Excerpted data
════
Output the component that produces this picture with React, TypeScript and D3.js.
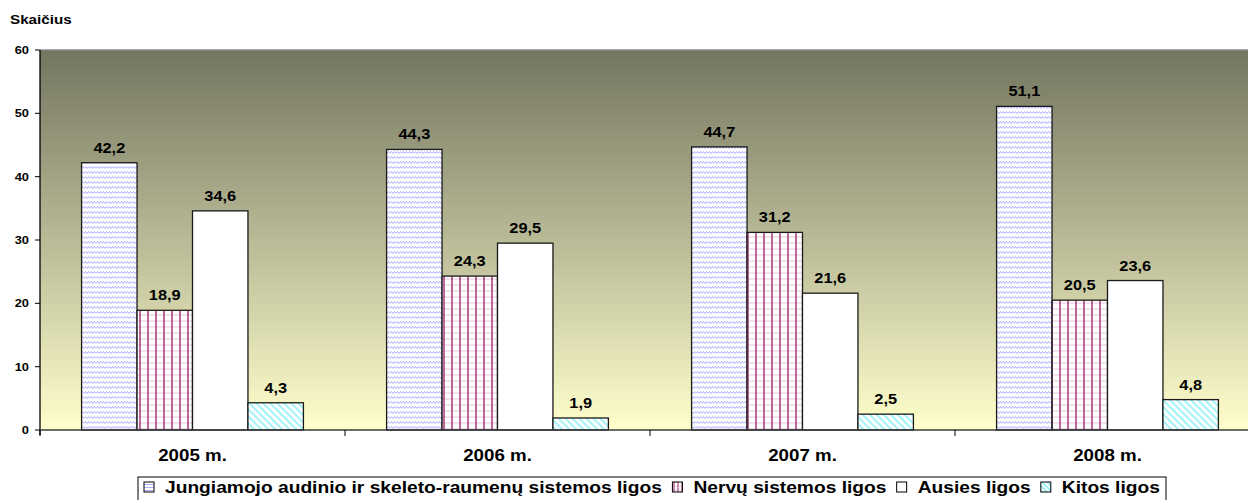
════
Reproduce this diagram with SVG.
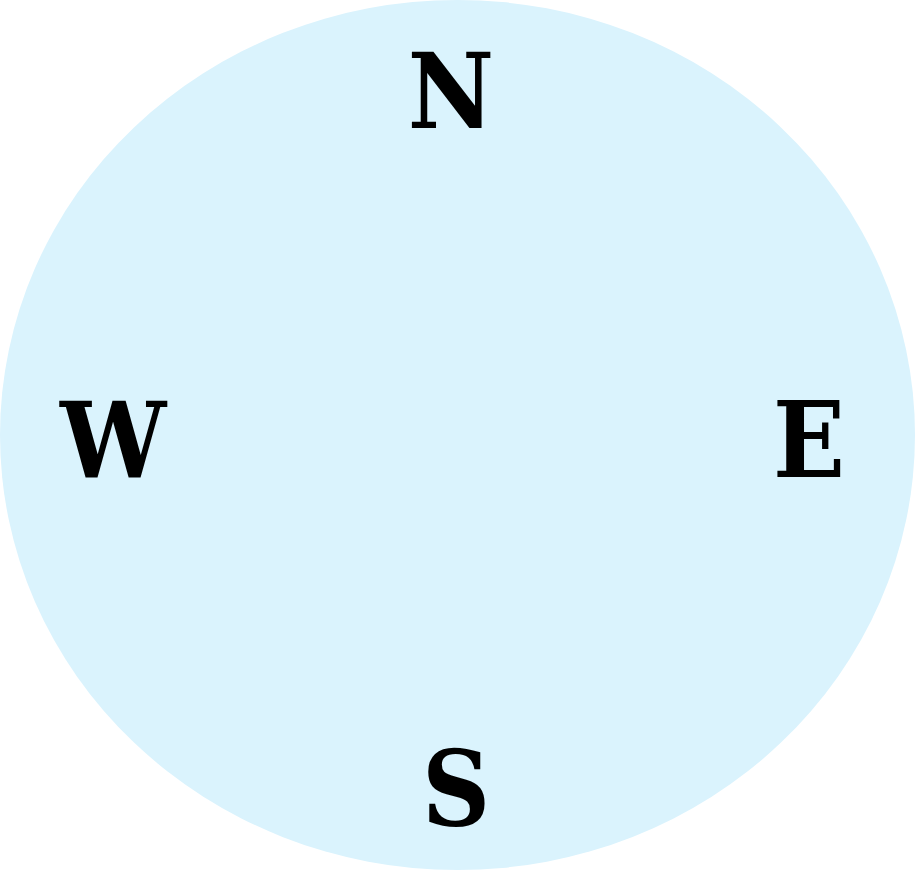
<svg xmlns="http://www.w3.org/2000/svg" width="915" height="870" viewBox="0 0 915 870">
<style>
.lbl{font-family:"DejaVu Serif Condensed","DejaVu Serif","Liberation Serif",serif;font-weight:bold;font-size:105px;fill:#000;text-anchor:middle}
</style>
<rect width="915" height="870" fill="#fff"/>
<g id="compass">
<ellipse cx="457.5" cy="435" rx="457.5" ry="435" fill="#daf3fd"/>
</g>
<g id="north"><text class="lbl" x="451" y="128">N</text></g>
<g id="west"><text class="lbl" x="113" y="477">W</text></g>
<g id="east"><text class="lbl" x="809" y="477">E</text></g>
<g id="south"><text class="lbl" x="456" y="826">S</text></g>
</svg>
════
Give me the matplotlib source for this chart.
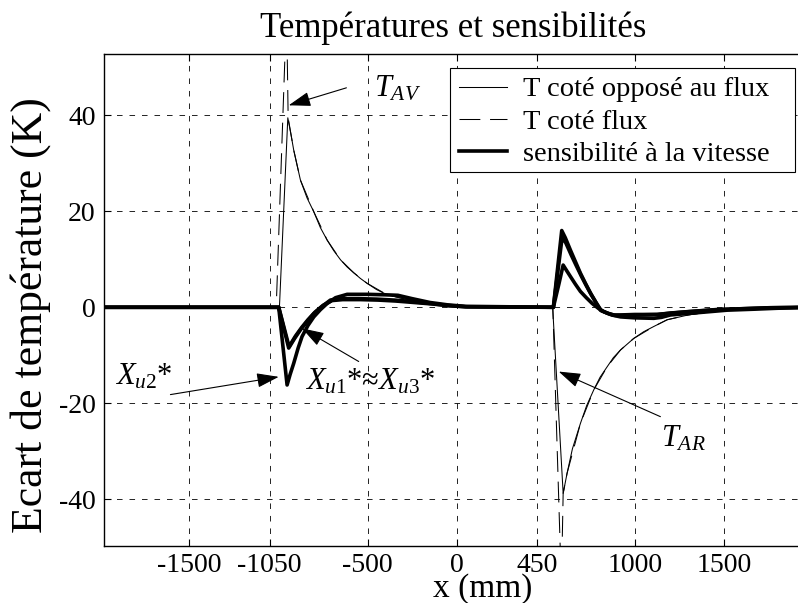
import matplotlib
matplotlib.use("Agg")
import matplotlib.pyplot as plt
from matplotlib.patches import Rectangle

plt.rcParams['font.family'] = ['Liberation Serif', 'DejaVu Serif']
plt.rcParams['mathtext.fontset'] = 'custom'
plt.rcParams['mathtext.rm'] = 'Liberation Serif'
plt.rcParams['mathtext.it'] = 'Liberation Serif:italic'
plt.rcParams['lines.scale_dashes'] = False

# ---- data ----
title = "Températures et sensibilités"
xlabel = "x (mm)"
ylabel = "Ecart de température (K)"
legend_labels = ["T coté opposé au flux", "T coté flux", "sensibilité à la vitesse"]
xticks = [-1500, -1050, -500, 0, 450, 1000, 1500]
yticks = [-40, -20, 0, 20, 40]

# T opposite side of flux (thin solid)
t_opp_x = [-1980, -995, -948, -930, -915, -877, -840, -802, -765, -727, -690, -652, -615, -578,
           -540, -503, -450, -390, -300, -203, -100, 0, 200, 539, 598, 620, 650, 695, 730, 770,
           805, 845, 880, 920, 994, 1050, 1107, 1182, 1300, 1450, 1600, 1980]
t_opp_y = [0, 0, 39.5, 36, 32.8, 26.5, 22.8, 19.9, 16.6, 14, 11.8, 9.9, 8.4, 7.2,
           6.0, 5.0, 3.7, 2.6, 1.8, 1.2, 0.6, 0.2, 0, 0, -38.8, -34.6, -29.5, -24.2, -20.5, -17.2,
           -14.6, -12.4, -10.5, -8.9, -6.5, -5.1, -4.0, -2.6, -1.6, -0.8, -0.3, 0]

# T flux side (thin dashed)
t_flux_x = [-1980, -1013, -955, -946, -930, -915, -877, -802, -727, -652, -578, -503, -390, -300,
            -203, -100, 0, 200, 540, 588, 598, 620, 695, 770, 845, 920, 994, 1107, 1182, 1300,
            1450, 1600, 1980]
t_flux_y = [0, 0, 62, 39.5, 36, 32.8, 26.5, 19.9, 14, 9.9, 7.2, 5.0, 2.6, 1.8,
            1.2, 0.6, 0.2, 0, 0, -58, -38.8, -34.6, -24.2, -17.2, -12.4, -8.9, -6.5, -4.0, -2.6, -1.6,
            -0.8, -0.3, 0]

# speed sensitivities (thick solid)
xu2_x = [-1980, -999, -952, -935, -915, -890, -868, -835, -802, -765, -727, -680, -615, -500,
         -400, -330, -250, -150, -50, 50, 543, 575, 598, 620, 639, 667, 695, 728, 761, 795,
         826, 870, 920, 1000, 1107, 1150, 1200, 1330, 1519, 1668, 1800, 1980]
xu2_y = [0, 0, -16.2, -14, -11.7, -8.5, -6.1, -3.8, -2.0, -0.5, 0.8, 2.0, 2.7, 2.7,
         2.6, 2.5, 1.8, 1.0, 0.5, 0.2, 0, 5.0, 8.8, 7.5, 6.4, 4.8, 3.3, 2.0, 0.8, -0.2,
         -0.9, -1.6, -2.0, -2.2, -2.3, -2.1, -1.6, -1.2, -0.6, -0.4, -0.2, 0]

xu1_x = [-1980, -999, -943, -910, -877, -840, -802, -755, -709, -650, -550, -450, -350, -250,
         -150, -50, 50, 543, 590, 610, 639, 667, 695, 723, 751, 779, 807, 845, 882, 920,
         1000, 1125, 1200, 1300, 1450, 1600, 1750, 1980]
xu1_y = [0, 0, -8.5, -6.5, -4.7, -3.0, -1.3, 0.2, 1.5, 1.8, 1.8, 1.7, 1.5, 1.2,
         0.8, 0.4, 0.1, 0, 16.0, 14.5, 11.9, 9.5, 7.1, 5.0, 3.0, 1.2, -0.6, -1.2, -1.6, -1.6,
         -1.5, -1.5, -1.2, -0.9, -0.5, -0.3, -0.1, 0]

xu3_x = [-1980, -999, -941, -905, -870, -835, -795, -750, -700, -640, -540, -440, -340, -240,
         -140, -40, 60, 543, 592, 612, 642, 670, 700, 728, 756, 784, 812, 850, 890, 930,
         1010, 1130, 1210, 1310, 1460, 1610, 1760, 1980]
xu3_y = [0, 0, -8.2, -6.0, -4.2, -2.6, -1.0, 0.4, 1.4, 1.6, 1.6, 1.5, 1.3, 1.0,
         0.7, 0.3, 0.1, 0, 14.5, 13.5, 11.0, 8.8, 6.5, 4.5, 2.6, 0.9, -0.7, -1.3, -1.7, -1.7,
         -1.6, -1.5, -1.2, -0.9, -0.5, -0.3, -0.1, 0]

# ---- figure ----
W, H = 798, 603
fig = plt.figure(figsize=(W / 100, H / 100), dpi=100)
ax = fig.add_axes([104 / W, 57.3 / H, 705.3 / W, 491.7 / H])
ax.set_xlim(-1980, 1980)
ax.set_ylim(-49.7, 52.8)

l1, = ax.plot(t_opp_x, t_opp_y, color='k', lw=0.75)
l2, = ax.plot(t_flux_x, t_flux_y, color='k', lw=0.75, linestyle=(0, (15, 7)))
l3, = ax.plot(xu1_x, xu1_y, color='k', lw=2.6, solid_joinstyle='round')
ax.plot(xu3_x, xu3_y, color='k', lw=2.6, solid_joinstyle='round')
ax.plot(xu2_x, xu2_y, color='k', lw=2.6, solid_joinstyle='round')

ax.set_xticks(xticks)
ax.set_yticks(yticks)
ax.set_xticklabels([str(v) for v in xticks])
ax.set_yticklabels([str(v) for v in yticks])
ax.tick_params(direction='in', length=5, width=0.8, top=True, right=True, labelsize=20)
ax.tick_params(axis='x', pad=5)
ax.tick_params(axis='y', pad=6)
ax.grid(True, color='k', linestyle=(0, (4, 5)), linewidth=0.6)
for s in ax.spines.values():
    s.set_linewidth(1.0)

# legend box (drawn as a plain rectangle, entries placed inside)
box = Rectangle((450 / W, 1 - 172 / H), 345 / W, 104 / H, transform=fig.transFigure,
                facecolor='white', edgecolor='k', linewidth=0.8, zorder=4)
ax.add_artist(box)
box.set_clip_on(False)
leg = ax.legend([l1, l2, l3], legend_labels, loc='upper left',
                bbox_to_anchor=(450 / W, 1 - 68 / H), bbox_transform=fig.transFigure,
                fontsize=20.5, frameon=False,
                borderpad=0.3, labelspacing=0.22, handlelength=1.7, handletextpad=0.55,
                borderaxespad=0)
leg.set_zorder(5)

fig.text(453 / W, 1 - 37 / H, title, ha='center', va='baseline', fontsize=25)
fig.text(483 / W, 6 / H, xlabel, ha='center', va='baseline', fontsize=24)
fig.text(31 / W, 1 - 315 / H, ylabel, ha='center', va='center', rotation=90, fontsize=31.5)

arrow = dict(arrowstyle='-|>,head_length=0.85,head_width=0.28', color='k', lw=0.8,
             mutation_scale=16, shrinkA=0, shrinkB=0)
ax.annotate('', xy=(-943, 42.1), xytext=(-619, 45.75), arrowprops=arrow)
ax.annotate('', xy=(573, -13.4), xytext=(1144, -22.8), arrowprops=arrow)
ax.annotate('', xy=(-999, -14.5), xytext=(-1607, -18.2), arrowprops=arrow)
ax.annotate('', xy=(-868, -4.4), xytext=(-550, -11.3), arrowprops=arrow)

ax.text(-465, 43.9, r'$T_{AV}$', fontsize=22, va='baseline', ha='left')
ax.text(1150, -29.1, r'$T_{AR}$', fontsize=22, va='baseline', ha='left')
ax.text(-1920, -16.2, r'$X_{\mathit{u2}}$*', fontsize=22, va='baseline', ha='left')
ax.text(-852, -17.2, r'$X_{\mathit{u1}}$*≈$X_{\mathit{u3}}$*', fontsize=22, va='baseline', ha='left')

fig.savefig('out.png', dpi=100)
════
Objective
Write out, exactly and with nothing added, everything from the line with "Give me the matplotlib source for this chart." down to the line with "-1.6, -0.8, -0.3, 0]", both included. Drop any pictures.

Solution for this exercise
Give me the matplotlib source for this chart.
import matplotlib
matplotlib.use("Agg")
import matplotlib.pyplot as plt
from matplotlib.patches import Rectangle

plt.rcParams['font.family'] = ['Liberation Serif', 'DejaVu Serif']
plt.rcParams['mathtext.fontset'] = 'custom'
plt.rcParams['mathtext.rm'] = 'Liberation Serif'
plt.rcParams['mathtext.it'] = 'Liberation Serif:italic'
plt.rcParams['lines.scale_dashes'] = False

# ---- data ----
title = "Températures et sensibilités"
xlabel = "x (mm)"
ylabel = "Ecart de température (K)"
legend_labels = ["T coté opposé au flux", "T coté flux", "sensibilité à la vitesse"]
xticks = [-1500, -1050, -500, 0, 450, 1000, 1500]
yticks = [-40, -20, 0, 20, 40]

# T opposite side of flux (thin solid)
t_opp_x = [-1980, -995, -948, -930, -915, -877, -840, -802, -765, -727, -690, -652, -615, -578,
           -540, -503, -450, -390, -300, -203, -100, 0, 200, 539, 598, 620, 650, 695, 730, 770,
           805, 845, 880, 920, 994, 1050, 1107, 1182, 1300, 1450, 1600, 1980]
t_opp_y = [0, 0, 39.5, 36, 32.8, 26.5, 22.8, 19.9, 16.6, 14, 11.8, 9.9, 8.4, 7.2,
           6.0, 5.0, 3.7, 2.6, 1.8, 1.2, 0.6, 0.2, 0, 0, -38.8, -34.6, -29.5, -24.2, -20.5, -17.2,
           -14.6, -12.4, -10.5, -8.9, -6.5, -5.1, -4.0, -2.6, -1.6, -0.8, -0.3, 0]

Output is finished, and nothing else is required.